Combined effects of microcystin and nitrite on the growth, lipid peroxidation, and antioxidant responses of the freshwater rotifer Brachionus calyciflorus

Toxicants released during the degradation of cyanobacterial blooms, such as microcystin-LR (MC-LR) and nitrite (NO2-N), affect the growth of aquatic organisms. The freshwater rotifer Brachionus calyciflorus was exposed to solutions with different combined concentrations of MC-LR (0, 10, 50, 100, and 200 μg L−1) and NO2-N (0, 2, 4, 6, and 8 mg L−1) to assess the combined effects of MC-LR and NO2-N on life cycle parameters and oxidative stress. Single solutions of MC-LR 200 μg L−1 and NO2-N 8 mg L−1 were toxic to rotifers. MC-LR combined with NO2-N decreased population growth rate (r), survival, and reproduction, but increased reactive oxygen species (ROS), malondialdehyde (MDA), and glutathione (GSH) contents (p < 0.01). Superoxide dismutase (SOD) and catalase (CAT) activities and mRNA expression levels of MnSOD, CuZnSOD, and CAT significantly decreased under high concentrations of MC-LR or NO2-N (p < 0.05). ROS levels had negative correlations with antioxidant enzyme activities and expression levels of antioxidant genes (p < 0.01). MC-LR and NO2-N had interactive effects on r, reproduction, ROS levels, MDA content, SOD activity, and expression levels of MnSOD and CAT (p < 0.05).
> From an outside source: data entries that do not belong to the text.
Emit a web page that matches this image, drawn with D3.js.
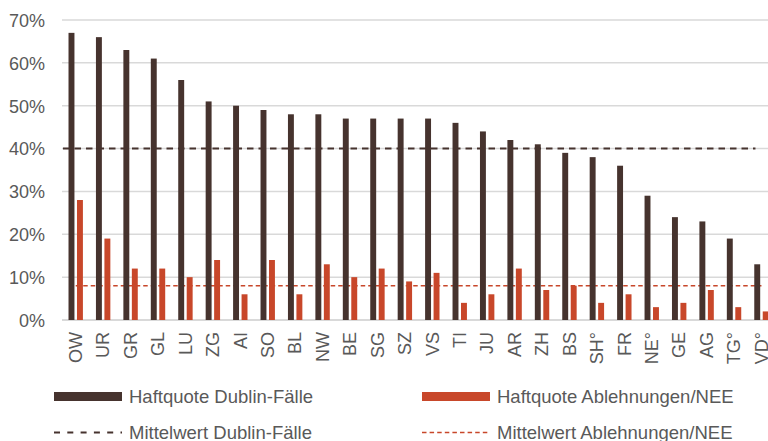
<!DOCTYPE html>
<html>
<head>
<meta charset="utf-8">
<script src="https://cdn.jsdelivr.net/npm/d3@7"></script>
<style>
  body { margin: 0; background: #fff; }
  text { font-family: "Liberation Sans", Arial, sans-serif; fill: #595959; }
</style>
</head>
<body>
<div id="chart"></div>
<script>
var WIDTH = 768
var HEIGHT = 441

var cantons = ["OW","UR","GR","GL","LU","ZG","AI","SO","BL","NW","BE","SG","SZ","VS","TI","JU","AR","ZH","BS","SH°","FR","NE°","GE","AG","TG°","VD°"]
var dublin = [67,66,63,61,56,51,50,49,48,48,47,47,47,47,46,44,42,41,39,38,36,29,24,23,19,13]
var ablehnung = [28,19,12,12,10,14,6,14,6,13,10,12,9,11,4,6,12,7,8,4,6,3,4,7,3,2]
var meanDublin = 40
var meanAblehnung = 8
var yTicks = [0,10,20,30,40,50,60,70]
var seriesNames = ["Haftquote Dublin-Fälle","Haftquote Ablehnungen/NEE"]
var meanNames = ["Mittelwert Dublin-Fälle","Mittelwert Ablehnungen/NEE"]

var dark = "#46332e"
var red = "#c8472a"

var svg = d3.select("#chart").append("svg")
  .attr("width", WIDTH)
  .attr("height", HEIGHT)

var mLeft = 62, mTop = 20, mBottom = 320
var step = 27.43

var x = d3.scaleBand()
  .domain(cantons)
  .range([mLeft, mLeft + cantons.length * step])
  .padding(0)

var xs = d3.scaleBand()
  .domain(["d","r"])
  .range([-7.2, 7.2])
  .paddingInner(0.3)

var y = d3.scaleLinear()
  .domain([0, 70])
  .range([mBottom, mTop])

// gridlines
svg.append("g")
  .selectAll("line")
  .data(yTicks)
  .enter()
  .append("line")
  .attr("x1", mLeft)
  .attr("x2", WIDTH)
  .attr("y1", function(d){ return y(d) })
  .attr("y2", function(d){ return y(d) })
  .attr("stroke", "#d9d9d9")
  .attr("stroke-width", function(d){ return d == 0 ? 2 : 1.5 })

// y axis labels
var yAxis = d3.axisLeft(y).tickValues(yTicks).tickFormat(function(d){ return d + "%" }).tickSize(0).tickPadding(17)
var ya = svg.append("g").attr("transform", "translate(" + mLeft + ",0)").call(yAxis)
ya.select(".domain").remove()
ya.selectAll("text").style("font-size", "18px").attr("fill", "#595959").style("font-family", "Liberation Sans, Arial, sans-serif").attr("dy", "0.35em")

var c0 = x(cantons[0]) + x.bandwidth() / 2
var cN = x(cantons[cantons.length - 1]) + x.bandwidth() / 2

// mean lines (behind bars)
svg.append("line")
  .attr("x1", mLeft + 1).attr("x2", cN - 6)
  .attr("y1", y(meanDublin)).attr("y2", y(meanDublin))
  .attr("stroke", dark).attr("stroke-width", 2)
  .attr("stroke-dasharray", "6.5,5")

svg.append("line")
  .attr("x1", c0).attr("x2", cN)
  .attr("y1", y(meanAblehnung)).attr("y2", y(meanAblehnung))
  .attr("stroke", red).attr("stroke-width", 1.6)
  .attr("stroke-dasharray", "4.5,3")

// bars
var groups = svg.selectAll(".grp")
  .data(cantons)
  .enter()
  .append("g")
  .attr("class", "grp")
  .attr("transform", function(d){ return "translate(" + (x(d) + x.bandwidth() / 2) + ",0)" })

groups.append("rect")
  .attr("x", xs("d"))
  .attr("width", xs.bandwidth())
  .attr("y", function(d,i){ return y(dublin[i]) })
  .attr("height", function(d,i){ return y(0) - y(dublin[i]) })
  .attr("fill", dark)

groups.append("rect")
  .attr("x", xs("r"))
  .attr("width", xs.bandwidth())
  .attr("y", function(d,i){ return y(ablehnung[i]) })
  .attr("height", function(d,i){ return y(0) - y(ablehnung[i]) })
  .attr("fill", red)

// x labels
groups.append("text")
  .attr("transform", "translate(0," + (mBottom + 12) + ") rotate(-90)")
  .attr("text-anchor", "end")
  .attr("dy", "0.35em")
  .style("font-size", "18px")
  .text(function(d){ return d })

// legend
var legend = svg.append("g")
var lx = [54, 422]
legend.selectAll(".sw")
  .data(seriesNames)
  .enter()
  .append("rect")
  .attr("x", function(d,i){ return lx[i] })
  .attr("y", 392)
  .attr("width", 68)
  .attr("height", 9)
  .attr("fill", function(d,i){ return i == 0 ? dark : red })

legend.selectAll(".ml")
  .data(meanNames)
  .enter()
  .append("line")
  .attr("x1", function(d,i){ return lx[i] })
  .attr("x2", function(d,i){ return lx[i] + 68 })
  .attr("y1", 432.5).attr("y2", 432.5)
  .attr("stroke", function(d,i){ return i == 0 ? dark : red })
  .attr("stroke-width", function(d,i){ return i == 0 ? 2 : 1.6 })
  .attr("stroke-dasharray", function(d,i){ return i == 0 ? "6,7.3" : "4.5,3.1" })

legend.selectAll(".lt1")
  .data(seriesNames)
  .enter()
  .append("text")
  .attr("x", function(d,i){ return lx[i] + 75 })
  .attr("y", 403)
  .style("font-size", "18.5px")
  .text(function(d){ return d })

legend.selectAll(".lt2")
  .data(meanNames)
  .enter()
  .append("text")
  .attr("x", function(d,i){ return lx[i] + 75 })
  .attr("y", 438.5)
  .style("font-size", "18.5px")
  .text(function(d){ return d })
</script>
</body>
</html>
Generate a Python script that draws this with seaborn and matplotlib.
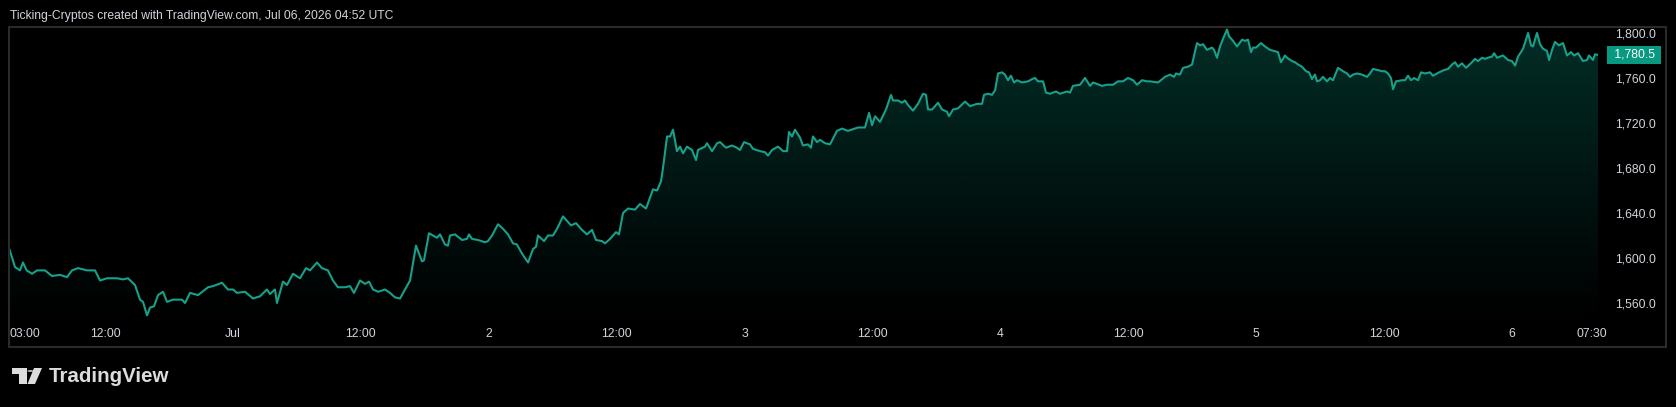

By contrast, these effects were antagonistic on survival, CAT activity, GSH content, and expression level of CuZnSOD (p > 0.05). Results showed that cyanobacterial metabolites act synergistically and antagonistically to cause toxicity to B. calyciflorus. ROS-mediated toxicity was considered the mechanism by which MC-LR and NO2-N induce damage.